** WHAT YOU NEED TO DO **
List each line of the data in which the string "diagram" appears.

[Start of DATA EXTRACT]

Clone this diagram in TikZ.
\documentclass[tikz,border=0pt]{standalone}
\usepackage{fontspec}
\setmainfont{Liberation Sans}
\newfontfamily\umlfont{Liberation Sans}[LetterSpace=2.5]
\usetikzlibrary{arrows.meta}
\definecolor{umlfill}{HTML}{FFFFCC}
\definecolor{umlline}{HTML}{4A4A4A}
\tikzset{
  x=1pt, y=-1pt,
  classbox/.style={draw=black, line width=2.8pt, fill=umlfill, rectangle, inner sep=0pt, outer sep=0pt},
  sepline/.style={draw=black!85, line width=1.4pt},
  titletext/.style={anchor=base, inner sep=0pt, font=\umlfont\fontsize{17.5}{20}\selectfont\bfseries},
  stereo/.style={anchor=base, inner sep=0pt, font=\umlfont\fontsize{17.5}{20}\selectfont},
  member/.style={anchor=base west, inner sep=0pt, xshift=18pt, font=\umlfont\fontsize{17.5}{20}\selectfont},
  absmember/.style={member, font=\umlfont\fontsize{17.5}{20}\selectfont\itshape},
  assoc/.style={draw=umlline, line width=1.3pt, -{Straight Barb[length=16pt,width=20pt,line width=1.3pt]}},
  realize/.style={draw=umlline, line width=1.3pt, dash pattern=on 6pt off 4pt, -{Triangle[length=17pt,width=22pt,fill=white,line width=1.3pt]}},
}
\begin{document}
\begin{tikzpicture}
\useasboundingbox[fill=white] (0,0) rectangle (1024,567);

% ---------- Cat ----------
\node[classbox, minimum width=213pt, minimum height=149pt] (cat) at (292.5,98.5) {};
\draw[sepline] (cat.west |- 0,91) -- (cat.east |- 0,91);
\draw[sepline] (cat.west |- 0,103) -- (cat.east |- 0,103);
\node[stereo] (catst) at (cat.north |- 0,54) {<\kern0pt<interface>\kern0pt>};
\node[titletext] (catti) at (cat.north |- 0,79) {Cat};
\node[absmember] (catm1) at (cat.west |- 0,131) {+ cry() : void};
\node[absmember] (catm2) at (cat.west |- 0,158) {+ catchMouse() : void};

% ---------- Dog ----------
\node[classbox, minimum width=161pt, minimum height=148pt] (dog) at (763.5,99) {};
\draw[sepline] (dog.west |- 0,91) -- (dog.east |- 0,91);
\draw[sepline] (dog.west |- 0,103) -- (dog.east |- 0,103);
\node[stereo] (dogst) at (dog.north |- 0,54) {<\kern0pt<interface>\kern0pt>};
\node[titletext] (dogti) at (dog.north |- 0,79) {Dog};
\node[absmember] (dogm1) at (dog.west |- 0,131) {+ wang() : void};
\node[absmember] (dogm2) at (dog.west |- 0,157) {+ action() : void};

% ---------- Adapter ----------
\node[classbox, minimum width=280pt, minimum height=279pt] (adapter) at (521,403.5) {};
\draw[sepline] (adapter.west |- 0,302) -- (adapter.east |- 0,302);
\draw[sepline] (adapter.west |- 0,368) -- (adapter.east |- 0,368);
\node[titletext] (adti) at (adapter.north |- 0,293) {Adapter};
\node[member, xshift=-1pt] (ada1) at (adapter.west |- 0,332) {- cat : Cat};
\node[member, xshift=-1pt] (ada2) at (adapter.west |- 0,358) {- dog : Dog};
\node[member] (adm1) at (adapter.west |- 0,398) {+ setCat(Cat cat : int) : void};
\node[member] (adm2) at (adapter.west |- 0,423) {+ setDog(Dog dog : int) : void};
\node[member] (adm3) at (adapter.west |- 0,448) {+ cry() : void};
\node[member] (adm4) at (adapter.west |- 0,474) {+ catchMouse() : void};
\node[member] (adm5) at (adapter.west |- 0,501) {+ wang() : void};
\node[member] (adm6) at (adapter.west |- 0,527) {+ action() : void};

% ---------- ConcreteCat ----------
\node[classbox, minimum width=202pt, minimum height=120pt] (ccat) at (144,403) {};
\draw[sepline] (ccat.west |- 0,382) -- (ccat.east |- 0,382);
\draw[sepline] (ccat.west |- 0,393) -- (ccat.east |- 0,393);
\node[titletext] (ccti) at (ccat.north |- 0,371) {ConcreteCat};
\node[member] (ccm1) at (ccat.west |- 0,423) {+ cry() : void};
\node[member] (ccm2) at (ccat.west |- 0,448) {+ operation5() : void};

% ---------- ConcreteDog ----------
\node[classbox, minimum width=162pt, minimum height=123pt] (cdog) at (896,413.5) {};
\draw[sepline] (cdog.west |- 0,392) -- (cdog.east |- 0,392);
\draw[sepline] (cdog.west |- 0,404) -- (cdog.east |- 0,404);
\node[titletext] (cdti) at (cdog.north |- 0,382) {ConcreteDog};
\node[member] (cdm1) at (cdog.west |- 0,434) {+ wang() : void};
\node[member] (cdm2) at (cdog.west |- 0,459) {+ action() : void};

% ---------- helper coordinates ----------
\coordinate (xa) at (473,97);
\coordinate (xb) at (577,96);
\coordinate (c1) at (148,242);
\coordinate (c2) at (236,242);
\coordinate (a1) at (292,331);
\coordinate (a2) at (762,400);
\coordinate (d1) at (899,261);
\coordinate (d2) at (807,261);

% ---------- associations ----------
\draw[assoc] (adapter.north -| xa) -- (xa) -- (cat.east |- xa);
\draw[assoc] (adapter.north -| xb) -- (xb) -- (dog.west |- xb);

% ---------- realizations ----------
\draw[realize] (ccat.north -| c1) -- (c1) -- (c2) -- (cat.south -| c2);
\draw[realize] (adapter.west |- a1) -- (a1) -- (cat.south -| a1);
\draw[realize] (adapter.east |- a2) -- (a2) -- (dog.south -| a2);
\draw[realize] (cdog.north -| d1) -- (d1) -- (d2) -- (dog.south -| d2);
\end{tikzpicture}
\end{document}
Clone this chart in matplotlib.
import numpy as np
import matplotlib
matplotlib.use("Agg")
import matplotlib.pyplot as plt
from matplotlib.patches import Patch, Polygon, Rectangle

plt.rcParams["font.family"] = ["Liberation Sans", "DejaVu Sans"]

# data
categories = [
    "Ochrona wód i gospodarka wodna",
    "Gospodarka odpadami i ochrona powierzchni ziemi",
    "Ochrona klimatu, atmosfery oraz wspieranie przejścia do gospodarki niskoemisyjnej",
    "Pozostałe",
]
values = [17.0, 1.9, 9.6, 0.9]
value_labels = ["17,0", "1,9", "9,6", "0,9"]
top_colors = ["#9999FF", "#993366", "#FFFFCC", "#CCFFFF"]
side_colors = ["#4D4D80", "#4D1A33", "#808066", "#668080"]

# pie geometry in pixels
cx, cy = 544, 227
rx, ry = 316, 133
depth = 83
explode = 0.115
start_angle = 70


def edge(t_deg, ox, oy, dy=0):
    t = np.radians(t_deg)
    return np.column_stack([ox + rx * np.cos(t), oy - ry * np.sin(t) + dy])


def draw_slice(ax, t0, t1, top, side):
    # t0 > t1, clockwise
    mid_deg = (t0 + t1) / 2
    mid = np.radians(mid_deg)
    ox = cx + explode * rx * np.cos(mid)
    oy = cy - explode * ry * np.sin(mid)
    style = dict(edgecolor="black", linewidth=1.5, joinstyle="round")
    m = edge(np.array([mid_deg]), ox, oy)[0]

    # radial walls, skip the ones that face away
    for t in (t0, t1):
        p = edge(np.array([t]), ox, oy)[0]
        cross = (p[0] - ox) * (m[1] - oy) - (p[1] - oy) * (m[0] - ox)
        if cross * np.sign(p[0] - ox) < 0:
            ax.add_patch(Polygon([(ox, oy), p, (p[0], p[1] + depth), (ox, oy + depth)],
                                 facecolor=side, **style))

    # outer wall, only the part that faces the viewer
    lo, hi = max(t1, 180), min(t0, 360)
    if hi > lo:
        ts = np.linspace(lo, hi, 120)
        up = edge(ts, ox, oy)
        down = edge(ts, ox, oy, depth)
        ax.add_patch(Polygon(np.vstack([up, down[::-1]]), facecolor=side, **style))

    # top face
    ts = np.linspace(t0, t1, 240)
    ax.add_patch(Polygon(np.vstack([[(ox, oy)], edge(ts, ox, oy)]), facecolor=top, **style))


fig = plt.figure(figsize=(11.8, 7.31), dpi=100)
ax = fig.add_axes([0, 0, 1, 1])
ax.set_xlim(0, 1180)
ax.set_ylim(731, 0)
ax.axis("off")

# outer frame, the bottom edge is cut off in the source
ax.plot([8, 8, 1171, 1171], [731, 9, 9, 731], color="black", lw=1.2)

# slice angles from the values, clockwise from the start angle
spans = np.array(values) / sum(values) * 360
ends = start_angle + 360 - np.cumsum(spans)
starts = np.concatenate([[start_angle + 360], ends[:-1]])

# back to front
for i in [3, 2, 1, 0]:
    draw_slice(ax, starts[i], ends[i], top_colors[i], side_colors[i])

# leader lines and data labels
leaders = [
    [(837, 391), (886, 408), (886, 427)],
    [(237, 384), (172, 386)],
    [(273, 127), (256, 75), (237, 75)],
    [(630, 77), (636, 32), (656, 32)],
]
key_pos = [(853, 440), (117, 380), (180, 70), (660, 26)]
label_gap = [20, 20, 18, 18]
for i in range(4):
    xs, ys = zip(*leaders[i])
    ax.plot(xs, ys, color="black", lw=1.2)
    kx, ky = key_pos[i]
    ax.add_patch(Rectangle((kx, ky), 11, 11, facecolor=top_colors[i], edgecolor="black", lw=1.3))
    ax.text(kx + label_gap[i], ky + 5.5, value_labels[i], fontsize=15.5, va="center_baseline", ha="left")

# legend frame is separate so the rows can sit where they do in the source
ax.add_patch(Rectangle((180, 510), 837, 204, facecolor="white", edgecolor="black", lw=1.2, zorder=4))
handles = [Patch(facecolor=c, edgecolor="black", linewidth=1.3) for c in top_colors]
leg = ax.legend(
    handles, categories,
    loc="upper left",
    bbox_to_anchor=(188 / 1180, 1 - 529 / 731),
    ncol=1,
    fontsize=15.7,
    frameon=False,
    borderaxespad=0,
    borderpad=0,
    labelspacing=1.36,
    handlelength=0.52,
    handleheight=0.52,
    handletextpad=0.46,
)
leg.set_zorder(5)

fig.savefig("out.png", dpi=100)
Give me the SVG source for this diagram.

[End of DATA EXTRACT]

** FINAL RESULT **
Clone this diagram in TikZ.
Give me the SVG source for this diagram.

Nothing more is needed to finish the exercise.